## [Short problem]
Copy exactly the lines from the start of the material through the line with "from bokeh.resources import INLINE". Pictures stay out of the copy.

## [Material]
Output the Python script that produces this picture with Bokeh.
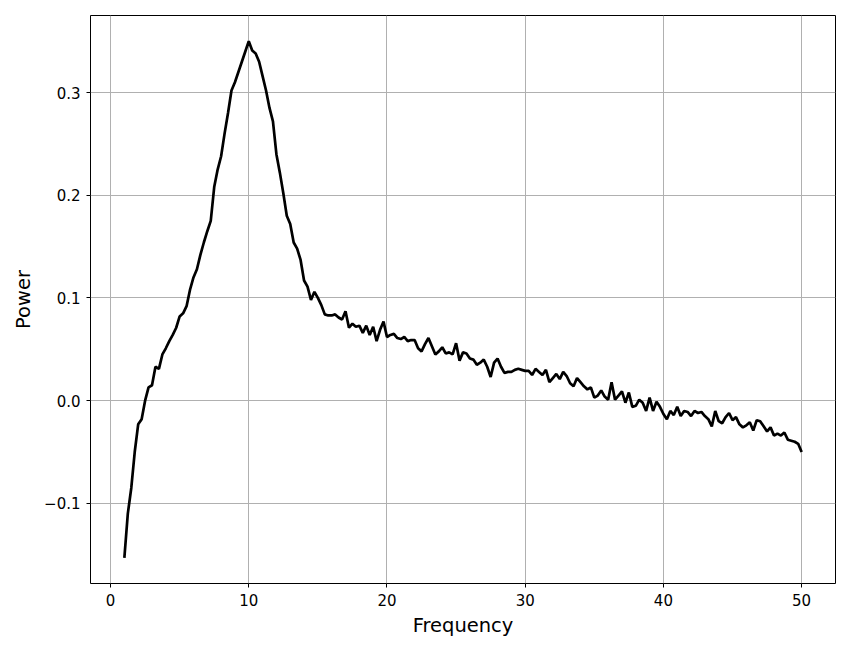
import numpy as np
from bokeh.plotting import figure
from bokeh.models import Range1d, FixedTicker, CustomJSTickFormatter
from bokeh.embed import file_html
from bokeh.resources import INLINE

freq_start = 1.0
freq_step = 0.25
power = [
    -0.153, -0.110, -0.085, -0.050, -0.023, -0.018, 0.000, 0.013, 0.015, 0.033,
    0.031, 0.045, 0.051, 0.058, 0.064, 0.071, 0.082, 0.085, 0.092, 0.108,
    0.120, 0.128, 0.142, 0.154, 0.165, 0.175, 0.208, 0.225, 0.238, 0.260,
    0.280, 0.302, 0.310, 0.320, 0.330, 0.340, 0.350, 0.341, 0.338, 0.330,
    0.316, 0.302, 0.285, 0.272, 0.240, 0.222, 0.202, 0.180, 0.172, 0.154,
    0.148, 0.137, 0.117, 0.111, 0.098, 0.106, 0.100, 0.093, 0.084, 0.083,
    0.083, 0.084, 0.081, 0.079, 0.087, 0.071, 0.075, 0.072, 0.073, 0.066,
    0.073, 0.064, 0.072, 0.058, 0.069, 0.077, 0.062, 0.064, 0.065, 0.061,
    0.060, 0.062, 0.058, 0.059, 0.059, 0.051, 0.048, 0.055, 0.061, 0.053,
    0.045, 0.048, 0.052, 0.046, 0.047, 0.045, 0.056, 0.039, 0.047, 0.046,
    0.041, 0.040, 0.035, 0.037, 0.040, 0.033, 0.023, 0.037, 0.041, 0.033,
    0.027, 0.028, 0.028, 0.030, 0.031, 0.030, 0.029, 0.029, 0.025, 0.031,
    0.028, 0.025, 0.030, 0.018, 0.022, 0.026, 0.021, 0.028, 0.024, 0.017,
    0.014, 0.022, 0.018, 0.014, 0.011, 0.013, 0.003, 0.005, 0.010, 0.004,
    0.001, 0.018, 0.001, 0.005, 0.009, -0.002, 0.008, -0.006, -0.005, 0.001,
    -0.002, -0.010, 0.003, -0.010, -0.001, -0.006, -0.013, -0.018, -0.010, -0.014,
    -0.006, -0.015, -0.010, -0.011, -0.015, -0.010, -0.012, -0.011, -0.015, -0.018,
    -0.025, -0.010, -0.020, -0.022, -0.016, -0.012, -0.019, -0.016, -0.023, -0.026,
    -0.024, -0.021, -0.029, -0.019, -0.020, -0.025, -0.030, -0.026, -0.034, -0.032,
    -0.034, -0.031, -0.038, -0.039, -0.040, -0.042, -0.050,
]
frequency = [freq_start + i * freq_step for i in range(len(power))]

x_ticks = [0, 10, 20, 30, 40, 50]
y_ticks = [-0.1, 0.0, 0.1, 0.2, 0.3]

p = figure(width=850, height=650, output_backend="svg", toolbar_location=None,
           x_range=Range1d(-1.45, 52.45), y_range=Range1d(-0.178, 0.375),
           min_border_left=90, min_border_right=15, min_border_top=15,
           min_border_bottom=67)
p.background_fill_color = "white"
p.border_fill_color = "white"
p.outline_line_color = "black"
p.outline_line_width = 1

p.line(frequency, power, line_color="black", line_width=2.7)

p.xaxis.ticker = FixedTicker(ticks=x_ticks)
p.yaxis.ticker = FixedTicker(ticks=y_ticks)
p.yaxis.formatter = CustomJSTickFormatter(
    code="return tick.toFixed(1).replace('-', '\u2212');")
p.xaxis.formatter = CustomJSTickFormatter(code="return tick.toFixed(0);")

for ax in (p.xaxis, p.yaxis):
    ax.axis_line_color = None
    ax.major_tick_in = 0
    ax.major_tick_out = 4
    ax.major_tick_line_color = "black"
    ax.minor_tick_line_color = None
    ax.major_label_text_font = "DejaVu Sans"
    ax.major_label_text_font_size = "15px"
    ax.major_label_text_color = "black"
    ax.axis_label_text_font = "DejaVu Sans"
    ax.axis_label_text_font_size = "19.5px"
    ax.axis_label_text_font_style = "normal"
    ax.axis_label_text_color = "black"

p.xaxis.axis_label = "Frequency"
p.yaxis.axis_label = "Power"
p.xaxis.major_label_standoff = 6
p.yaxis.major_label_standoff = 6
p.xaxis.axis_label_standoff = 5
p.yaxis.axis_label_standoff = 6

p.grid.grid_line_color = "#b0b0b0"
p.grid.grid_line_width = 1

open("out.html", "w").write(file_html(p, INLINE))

## [Task solution]
Output the Python script that produces this picture with Bokeh.
import numpy as np
from bokeh.plotting import figure
from bokeh.models import Range1d, FixedTicker, CustomJSTickFormatter
from bokeh.embed import file_html
from bokeh.resources import INLINE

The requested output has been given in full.